AIM OF THE EXERCISE: Collect all lines from the listing that include the string "this".

━━ EXERCISE MATERIALS ━━

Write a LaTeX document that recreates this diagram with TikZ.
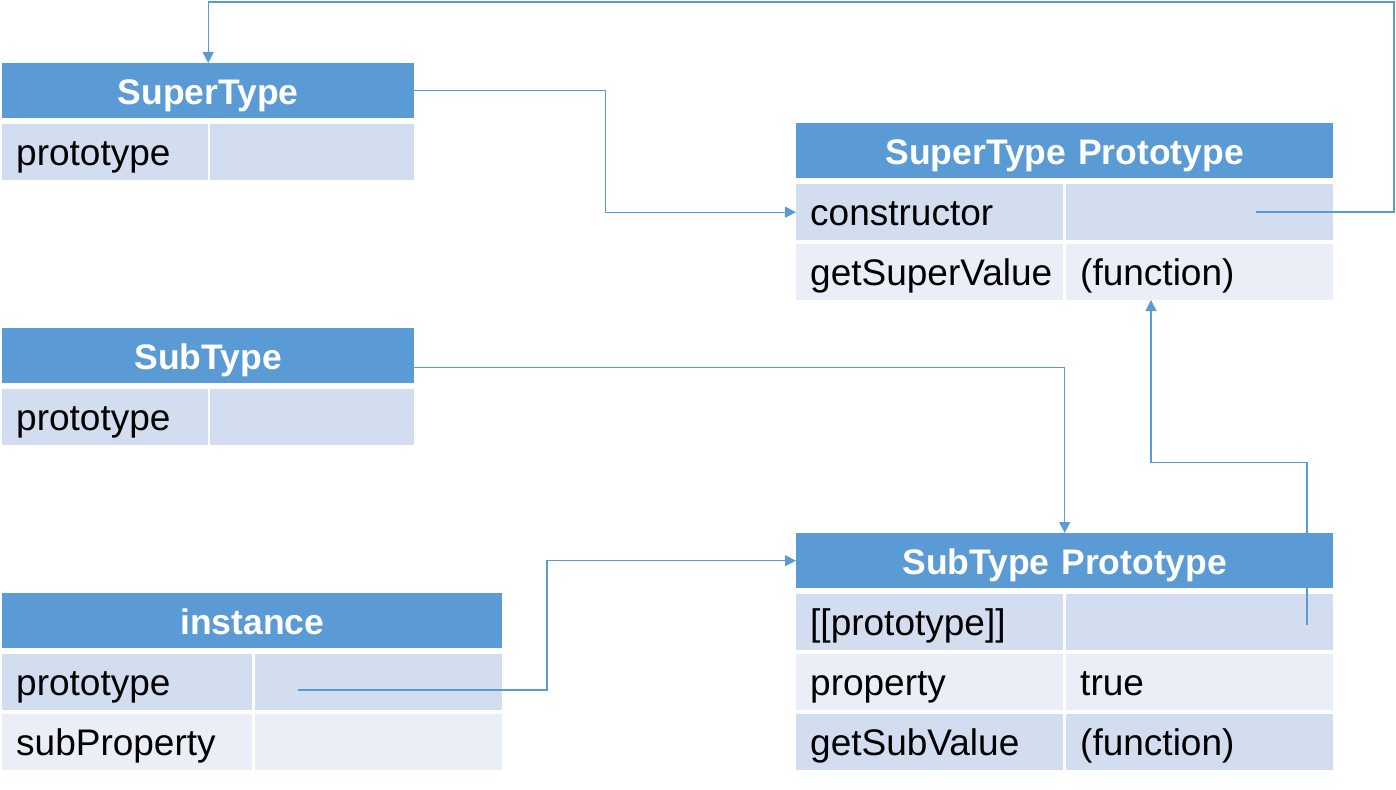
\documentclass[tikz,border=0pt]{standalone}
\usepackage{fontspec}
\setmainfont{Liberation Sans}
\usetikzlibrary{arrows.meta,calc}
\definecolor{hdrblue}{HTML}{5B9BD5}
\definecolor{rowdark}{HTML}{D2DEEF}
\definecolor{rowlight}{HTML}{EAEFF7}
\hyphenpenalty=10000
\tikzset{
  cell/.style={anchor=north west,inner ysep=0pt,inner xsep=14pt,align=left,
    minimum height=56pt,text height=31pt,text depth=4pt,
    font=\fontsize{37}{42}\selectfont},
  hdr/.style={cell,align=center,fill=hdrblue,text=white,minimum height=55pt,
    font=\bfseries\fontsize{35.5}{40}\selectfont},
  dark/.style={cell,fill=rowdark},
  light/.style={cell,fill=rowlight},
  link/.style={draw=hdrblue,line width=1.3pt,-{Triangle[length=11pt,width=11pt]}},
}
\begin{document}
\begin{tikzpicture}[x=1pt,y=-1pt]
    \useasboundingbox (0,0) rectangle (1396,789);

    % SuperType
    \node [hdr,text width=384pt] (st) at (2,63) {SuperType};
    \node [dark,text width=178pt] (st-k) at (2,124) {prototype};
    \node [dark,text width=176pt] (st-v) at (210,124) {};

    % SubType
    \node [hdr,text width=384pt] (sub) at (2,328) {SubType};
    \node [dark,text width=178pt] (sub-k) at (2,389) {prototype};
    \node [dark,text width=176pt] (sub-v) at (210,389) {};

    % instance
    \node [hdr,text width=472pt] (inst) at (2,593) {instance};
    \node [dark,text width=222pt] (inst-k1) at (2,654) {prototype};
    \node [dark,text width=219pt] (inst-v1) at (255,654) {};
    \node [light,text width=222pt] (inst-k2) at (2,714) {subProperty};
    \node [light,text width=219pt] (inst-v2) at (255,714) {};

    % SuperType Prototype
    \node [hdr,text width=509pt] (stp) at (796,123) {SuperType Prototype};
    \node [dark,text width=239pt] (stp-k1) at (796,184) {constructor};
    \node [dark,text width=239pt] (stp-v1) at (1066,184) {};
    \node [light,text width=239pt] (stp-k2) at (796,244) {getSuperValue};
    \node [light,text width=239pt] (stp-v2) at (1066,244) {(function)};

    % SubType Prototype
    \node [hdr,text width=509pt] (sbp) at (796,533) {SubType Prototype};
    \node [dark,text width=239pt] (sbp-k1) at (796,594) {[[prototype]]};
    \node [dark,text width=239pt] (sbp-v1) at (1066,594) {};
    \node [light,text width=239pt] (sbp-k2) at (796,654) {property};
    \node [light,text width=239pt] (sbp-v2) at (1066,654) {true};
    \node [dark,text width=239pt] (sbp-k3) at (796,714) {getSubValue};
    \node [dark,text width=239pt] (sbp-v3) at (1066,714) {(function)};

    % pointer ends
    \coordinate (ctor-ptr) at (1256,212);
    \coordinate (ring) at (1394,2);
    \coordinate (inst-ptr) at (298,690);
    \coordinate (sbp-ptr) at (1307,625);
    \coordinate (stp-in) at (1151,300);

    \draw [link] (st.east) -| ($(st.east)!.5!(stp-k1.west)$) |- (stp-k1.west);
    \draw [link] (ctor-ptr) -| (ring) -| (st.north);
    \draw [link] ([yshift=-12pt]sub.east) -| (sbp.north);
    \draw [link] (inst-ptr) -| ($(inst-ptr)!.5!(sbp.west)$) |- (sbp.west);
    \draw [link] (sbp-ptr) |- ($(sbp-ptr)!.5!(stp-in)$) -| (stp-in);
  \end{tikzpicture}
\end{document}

━━━
━━ EXERCISE MATERIALS ━━

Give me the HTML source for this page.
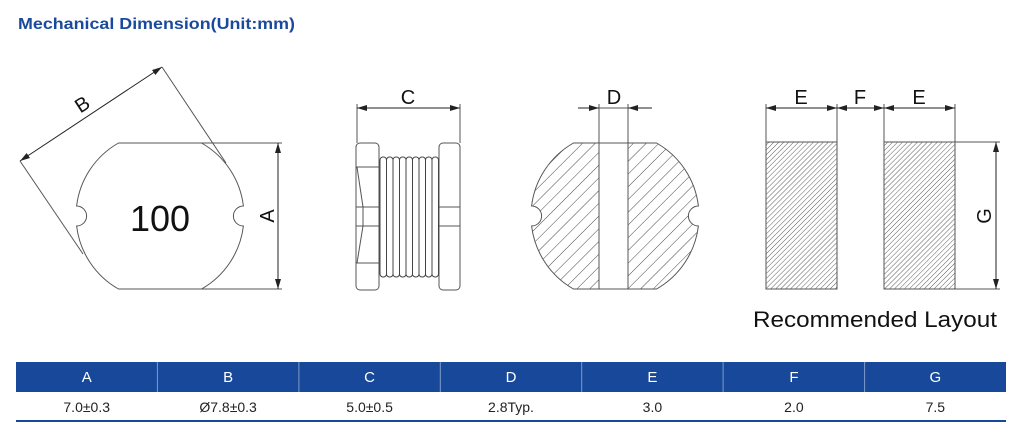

━━━

OUTPUT BELOW:
Write a LaTeX document that recreates this diagram with TikZ.
Give me the HTML source for this page.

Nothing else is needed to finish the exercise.